By 2014, the U.S. will import just 6 million barrels of crude oil per day, or roughly a third of what it uses, according to a recent forecast from the federal Energy Information Administration. That’s less than half the amount of 2006, when imports accounted for 60 percent of total U.S. oil consumption.
America’s domestic oil boom is revamping decades’ worth of established trading patterns. As the U.S. continues to ramp up production—which grew at the fastest pace ever last year—the imports that do continue coming into the U.S. will depend as much on what type of oil it is as on how far it must travel. For those reasons, Canada will remain America’s biggest oil supplier. Not only is Canada close, and can pipe its oil over the border, but its heavy, sour crude is exactly what U.S. refiners want.
Before the shale fracturing boom hit a few years ago, it seemed that the future belonged to heavy, sour crude like the stuff in western Canada’s oil sands, while the light, sweet variety would become increasingly dear. U.S. refiners spent billions installing new coking equipment to increase their ability to process this gunky, sulfury type of oil into gasoline. The irony is that by the time many of these projects were completed, the U.S. was suddenly awash in light, sweet crude gushing out of shale formations in North Dakota, Texas, Pennsylvania, and elsewhere. There are now more than 50 million barrels of oil—most of it the light, sweet kind—stuck in the storage facilities outside Cushing, Okla.

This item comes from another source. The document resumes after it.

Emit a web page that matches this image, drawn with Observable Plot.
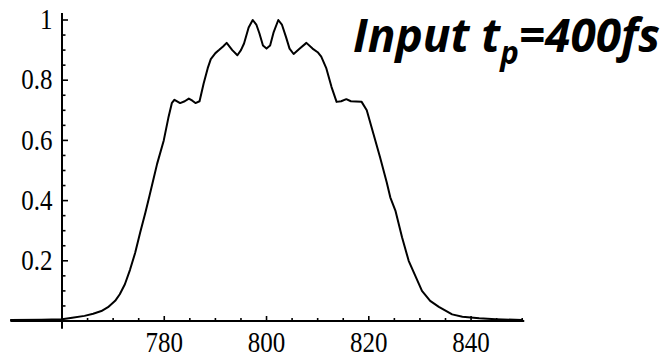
<!DOCTYPE html>
<html><head><meta charset="utf-8">
<script src="https://cdn.jsdelivr.net/npm/d3@7"></script>
<script src="https://cdn.jsdelivr.net/npm/@observablehq/plot@0.6"></script>
<style>
body{margin:0;background:#fff;}
#chart{position:relative;width:666px;height:357px;}
</style>
</head><body><div id="chart"></div>
<script>
// Spectrum: wavelength (nm) vs normalized intensity
const wavelength = [750,756,760,762,764.4,766.1,767.7,769.0,770.4,771.3,772.3,773.3,774.3,775.3,776.3,777.1,777.8,778.6,779.9,780.8,781.5,782.0,783.1,784.0,784.8,785.5,786.1,786.9,787.7,788.5,789.1,790.0,790.7,791.5,792.2,793.3,794.3,795.0,795.6,796.5,797.3,798.0,798.6,799.3,800.0,800.7,801.4,802.3,803.0,803.8,804.5,805.3,806.5,807.8,809.0,810.0,810.7,811.7,812.7,813.7,814.6,815.6,816.5,817.5,818.6,819.6,820.9,822.2,823.5,824.2,825.2,826.5,827.8,829.1,830.4,832.0,833.7,836.3,838.3,841.6,844.8,850.0];
const intensity = [0.003,0.004,0.006,0.011,0.017,0.024,0.033,0.046,0.067,0.089,0.122,0.170,0.226,0.295,0.360,0.415,0.465,0.522,0.600,0.675,0.725,0.735,0.724,0.730,0.739,0.732,0.724,0.730,0.789,0.840,0.870,0.890,0.900,0.912,0.924,0.900,0.883,0.900,0.922,0.975,1.0,0.985,0.956,0.915,0.905,0.915,0.960,1.0,0.985,0.944,0.905,0.887,0.905,0.924,0.905,0.893,0.878,0.839,0.778,0.728,0.730,0.737,0.730,0.729,0.728,0.700,0.622,0.544,0.461,0.411,0.367,0.278,0.200,0.150,0.100,0.067,0.047,0.022,0.014,0.009,0.006,0.003];

const xMajorTicks = [780, 800, 820, 840];
const xMinorTicks = [765,770,775,785,790,795,805,810,815,825,830,835,845,850];
const yMajorTicks = [0.2, 0.4, 0.6, 0.8, 1];
const yMinorTicks = [0.05,0.1,0.15,0.25,0.3,0.35,0.45,0.5,0.55,0.65,0.7,0.75,0.85,0.9,0.95];
const xAxisExtent = [750, 850.5];
const yAxisExtent = [-0.027, 1.022];
const yAxisAt = 760;
const titleParts = ["Input t", "p", "=400fs"];

const data = wavelength.map((w, i) => ({w, v: intensity[i]}));

const chart = Plot.plot({
  width: 666,
  height: 357,
  marginLeft: 61.5,
  marginRight: 144.3,
  marginTop: 19.5,
  marginBottom: 36.5,
  style: {fontFamily: "'Liberation Serif', 'Times New Roman', serif", fontSize: "25px", background: "#fff", color: "#000", overflow: "visible"},
  x: {domain: [760, 850], axis: null},
  y: {domain: [0, 1], axis: null},
  marks: [
    // x axis line
    Plot.ruleY([0], {x1: xAxisExtent[0], x2: xAxisExtent[1], stroke: "#000", strokeWidth: 2}),
    // y axis line
    Plot.ruleX([yAxisAt], {y1: yAxisExtent[0], y2: yAxisExtent[1], stroke: "#000", strokeWidth: 2}),
    // x ticks (inward / upward)
    Plot.ruleX(xMajorTicks, {x: d => d, y1: 0, y2: 0, insetTop: -4.5, stroke: "#000", strokeWidth: 1.6}),
    Plot.ruleX(xMinorTicks, {x: d => d, y1: 0, y2: 0, insetTop: -2.5, stroke: "#000", strokeWidth: 1.6}),
    // y ticks (inward / rightward)
    Plot.ruleY(yMajorTicks, {y: d => d, x1: yAxisAt, x2: yAxisAt, insetRight: -6.5, stroke: "#000", strokeWidth: 1.6}),
    Plot.ruleY(yMinorTicks, {y: d => d, x1: yAxisAt, x2: yAxisAt, insetRight: -4, stroke: "#000", strokeWidth: 1.6}),
    // tick labels
    Plot.axisX({ticks: xMajorTicks, tickSize: 0, tickPadding: 10.5, tickFormat: d => String(d), fontSize: 25, label: null}),
    Plot.axisY({ticks: yMajorTicks, tickSize: 0, tickPadding: 9.5, tickFormat: d => String(d), fontSize: 25, label: null}),
    // spectrum curve
    Plot.line(data, {x: "w", y: "v", stroke: "#000", strokeWidth: 2, strokeLinejoin: "round"})
  ]
});

document.getElementById("chart").appendChild(chart);

// Tall, narrow serif look of the original tick labels
d3.select(chart).selectAll('g[aria-label$="tick label"] text').each(function() {
  const t = this.getAttribute("transform");
  if (t) this.setAttribute("transform", t + " scale(1,1.16)");
  else {
    const x = +this.getAttribute("x") || 0, y = +this.getAttribute("y") || 0;
    this.removeAttribute("x"); this.removeAttribute("y");
    this.setAttribute("transform", `translate(${x},${y}) scale(1,1.16)`);
  }
});

// Title "Input t_p=400fs"
const svg = d3.select(chart);
const title = svg.append("text")
  .attr("x", 353).attr("y", 52.5)
  .attr("text-anchor", "start")
  .attr("font-family", "'Open Sans', 'DejaVu Sans', sans-serif")
  .attr("font-weight", 700)
  .attr("font-style", "italic")
  .attr("font-size", 47)
  .attr("fill", "#000");
title.append("tspan").text(titleParts[0]);
title.append("tspan").attr("font-size", 32).attr("dy", 12).text(titleParts[1]);
title.append("tspan").attr("dy", -12).text(titleParts[2]);
const bb = title.node().getBBox();
const k = 307 / bb.width;
title.attr("transform", `translate(${353},0) scale(${k},1) translate(${-353},0)`);
</script>
</body></html>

So now those refineries that upgraded are somewhat trapped. If they buy light, sweet oil, they’ve wasted their investment. “I think those refineries will be reluctant to eat the cost of those new coker units they’ve installed,” says Tim Evans, an energy analyst at Citigroup (C). The best way for them to get a return on that investment, he says, is to process heavy, sour crude, which has better margins since it still costs less than the light, sweet stuff. Thus, despite the abundance of high-quality crude, available locally, demand for heavy, sour oil from abroad will remain high in the years to come.
A new study from energy research firm IHS CERA (IHS) predicts that the U.S. will remain the primary market for oil sands. That’s good news for Canada, and (for now) Mexico and Venezuela. I say for now because if TransCanada’s (TRP) Keystone XL pipeline gets approved, Canada will be pushing 1.5 million barrels a day of heavy, sour crude to the Gulf Coast by 2015. Suddenly oil from Mexico, Saudi Arabia, and Venezuela will be competing against the cheaper Canadian product. “The Gulf Coast market’s not big enough to take new Canadian crude and maintain current imports,” says Edward Morse, head of commodities research at Citigroup Global Markets, and a noted oil forecaster. “Something has to give.”
This also means a steep drop in oil from Africa, mainly from OPEC’s biggest West African members, Nigeria and Angola. Since July 2010, the U.S. has cut its Nigerian imports by half, from more than 1 million barrels a day, to 543,000 as of October 2012, the most recent data available through the EIA. Imports from Angola have dipped below 200,000 daily barrels, from an average of 513,000 in 2008. “By the second quarter of this year, we will stop importing West African light, sweet crude into the Gulf,” Morse predicts.
Those barrels will have to find another home, more than likely India, China, Europe, and Korea. Displacing them from the U.S. market will probably lower prices overall as producers see greater market competition. Morse believes that $90 will be the new ceiling for oil prices, rather than the floor it’s been in recent years, a transition he anticipates will be “highly disruptive.”
As the U.S. continues to boost crude oil production, global oil trade routes will change more in the next decade than they have in a very long time.